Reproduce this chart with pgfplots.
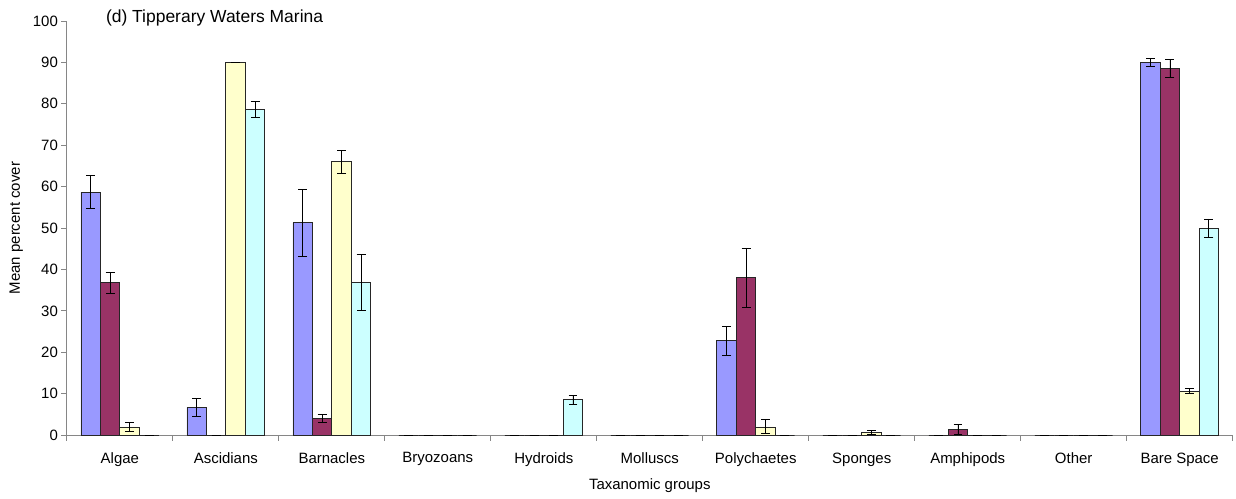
\documentclass[border=0pt]{standalone}
\usepackage{pgfplots}
\pgfplotsset{compat=1.18}
\usepackage{pgfplotstable}
\usepackage{fontspec}
\setmainfont{Liberation Sans}

\definecolor{serA}{HTML}{9999FF}
\definecolor{serB}{HTML}{993366}
\definecolor{serC}{HTML}{FFFFCC}
\definecolor{serD}{HTML}{CCFFFF}
\definecolor{axgray}{HTML}{868686}

% columns: category index, mean cover, error
\pgfplotstableread{
x y e
0 58.7 3.9
1 6.7 2.2
2 51.3 8.1
3 0 0
4 0 0
5 0 0
6 22.8 3.5
7 0 0
8 0 0
9 0 0
10 90.0 0.9
}\seriesA
\pgfplotstableread{
x y e
0 36.8 2.5
1 0 0
2 4.0 1.0
3 0 0
4 0 0
5 0 0
6 38.0 7.2
7 0 0
8 1.4 1.2
9 0 0
10 88.6 2.2
}\seriesB
\pgfplotstableread{
x y e
0 2.0 1.0
1 90.0 0
2 66.0 2.7
3 0 0
4 0 0
5 0 0
6 2.0 1.7
7 0.7 0.5
8 0 0
9 0 0
10 10.6 0.6
}\seriesC
\pgfplotstableread{
x y e
0 0 0
1 78.6 2.0
2 36.8 6.8
3 0 0
4 8.6 1.1
5 0 0
6 0 0
7 0 0
8 0 0
9 0 0
10 50.0 2.2
}\seriesD

\begin{document}
\begin{tikzpicture}
\begin{axis}[
  scale only axis,
  width=1168pt, height=415pt,
  ybar=0pt, bar width=19.5pt,
  xmin=-0.5, xmax=10.5,
  ymin=0, ymax=100,
  axis lines*=left,
  axis line style={axgray, line width=0.9pt},
  tick align=outside,
  major tick length=5.5pt,
  tick style={axgray, line width=0.9pt},
  ytick={0,10,...,100},
  xtick={-0.5,0.5,...,10.5},
  xticklabels={,,,,,,,,,,,},
  extra x ticks={0,1,2,3,4,5,6,7,8,9,10},
  extra x tick labels={Algae,Ascidians,Barnacles,Bryozoans,Hydroids,Molluscs,Polychaetes,Sponges,Amphipods,Other,Bare Space},
  extra x tick style={major tick length=0pt, grid=none},
  x tick label style={font=\fontsize{15}{18}\selectfont, yshift=-14pt},
  y tick label style={font=\fontsize{15}{18}\selectfont},
  /pgf/number format/assume math mode=true,
  xlabel={Taxanomic groups},
  ylabel={Mean percent cover},
  label style={font=\fontsize{15}{18}\selectfont},
  xlabel style={yshift=0pt},
  ylabel style={yshift=3pt},
  clip=false,
  error bars/y dir=both,
  error bars/y explicit,
  error bars/error bar style={black, line width=0.9pt},
  error bars/error mark options={black, line width=0.9pt, mark size=4.5pt, rotate=90},
]
\addplot[fill=serA, draw=black!85, line width=0.8pt] table[x=x, y=y, y error=e] {\seriesA};
\addplot[fill=serB, draw=black!85, line width=0.8pt] table[x=x, y=y, y error=e] {\seriesB};
\addplot[fill=serC, draw=black!85, line width=0.8pt] table[x=x, y=y, y error=e] {\seriesC};
\addplot[fill=serD, draw=black!85, line width=0.8pt] table[x=x, y=y, y error=e] {\seriesD};
\node[anchor=west, font=\fontsize{17.5}{20}\selectfont, inner sep=0pt]
  at ([xshift=39pt, yshift=3pt]rel axis cs:0,1) {(d) Tipperary Waters Marina};
\coordinate (bl) at (rel axis cs:0,0);
\coordinate (tr) at (rel axis cs:1,1);
\end{axis}
\path ([shift={(-67pt,-63pt)}]bl) rectangle ([shift={(1pt,21pt)}]tr);
\end{tikzpicture}
\end{document}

- - - -

◆ SET PROBLEM:
Reproduce every line precisely as given, omitting all pictures.

◆ RESULT:
Reproduce this chart with pgfplots.
\documentclass[border=0pt]{standalone}
\usepackage{pgfplots}
\pgfplotsset{compat=1.18}
\usepackage{pgfplotstable}
\usepackage{fontspec}
\setmainfont{Liberation Sans}

\definecolor{serA}{HTML}{9999FF}
\definecolor{serB}{HTML}{993366}
\definecolor{serC}{HTML}{FFFFCC}
\definecolor{serD}{HTML}{CCFFFF}
\definecolor{axgray}{HTML}{868686}

% columns: category index, mean cover, error
\pgfplotstableread{
x y e
0 58.7 3.9
1 6.7 2.2
2 51.3 8.1
3 0 0
4 0 0
5 0 0
6 22.8 3.5
7 0 0
8 0 0
9 0 0
10 90.0 0.9
}\seriesA
\pgfplotstableread{
x y e
0 36.8 2.5
1 0 0
2 4.0 1.0
3 0 0
4 0 0
5 0 0
6 38.0 7.2
7 0 0
8 1.4 1.2
9 0 0
10 88.6 2.2
}\seriesB
\pgfplotstableread{
x y e
0 2.0 1.0
1 90.0 0
2 66.0 2.7
3 0 0
4 0 0
5 0 0
6 2.0 1.7
7 0.7 0.5
8 0 0
9 0 0
10 10.6 0.6
}\seriesC
\pgfplotstableread{
x y e
0 0 0
1 78.6 2.0
2 36.8 6.8
3 0 0
4 8.6 1.1
5 0 0
6 0 0
7 0 0
8 0 0
9 0 0
10 50.0 2.2
}\seriesD

\begin{document}
\begin{tikzpicture}
\begin{axis}[
  scale only axis,
  width=1168pt, height=415pt,
  ybar=0pt, bar width=19.5pt,
  xmin=-0.5, xmax=10.5,
  ymin=0, ymax=100,
  axis lines*=left,
  axis line style={axgray, line width=0.9pt},
  tick align=outside,
  major tick length=5.5pt,
  tick style={axgray, line width=0.9pt},
  ytick={0,10,...,100},
  xtick={-0.5,0.5,...,10.5},
  xticklabels={,,,,,,,,,,,},
  extra x ticks={0,1,2,3,4,5,6,7,8,9,10},
  extra x tick labels={Algae,Ascidians,Barnacles,Bryozoans,Hydroids,Molluscs,Polychaetes,Sponges,Amphipods,Other,Bare Space},
  extra x tick style={major tick length=0pt, grid=none},
  x tick label style={font=\fontsize{15}{18}\selectfont, yshift=-14pt},
  y tick label style={font=\fontsize{15}{18}\selectfont},
  /pgf/number format/assume math mode=true,
  xlabel={Taxanomic groups},
  ylabel={Mean percent cover},
  label style={font=\fontsize{15}{18}\selectfont},
  xlabel style={yshift=0pt},
  ylabel style={yshift=3pt},
  clip=false,
  error bars/y dir=both,
  error bars/y explicit,
  error bars/error bar style={black, line width=0.9pt},
  error bars/error mark options={black, line width=0.9pt, mark size=4.5pt, rotate=90},
]
\addplot[fill=serA, draw=black!85, line width=0.8pt] table[x=x, y=y, y error=e] {\seriesA};
\addplot[fill=serB, draw=black!85, line width=0.8pt] table[x=x, y=y, y error=e] {\seriesB};
\addplot[fill=serC, draw=black!85, line width=0.8pt] table[x=x, y=y, y error=e] {\seriesC};
\addplot[fill=serD, draw=black!85, line width=0.8pt] table[x=x, y=y, y error=e] {\seriesD};
\node[anchor=west, font=\fontsize{17.5}{20}\selectfont, inner sep=0pt]
  at ([xshift=39pt, yshift=3pt]rel axis cs:0,1) {(d) Tipperary Waters Marina};
\coordinate (bl) at (rel axis cs:0,0);
\coordinate (tr) at (rel axis cs:1,1);
\end{axis}
\path ([shift={(-67pt,-63pt)}]bl) rectangle ([shift={(1pt,21pt)}]tr);
\end{tikzpicture}
\end{document}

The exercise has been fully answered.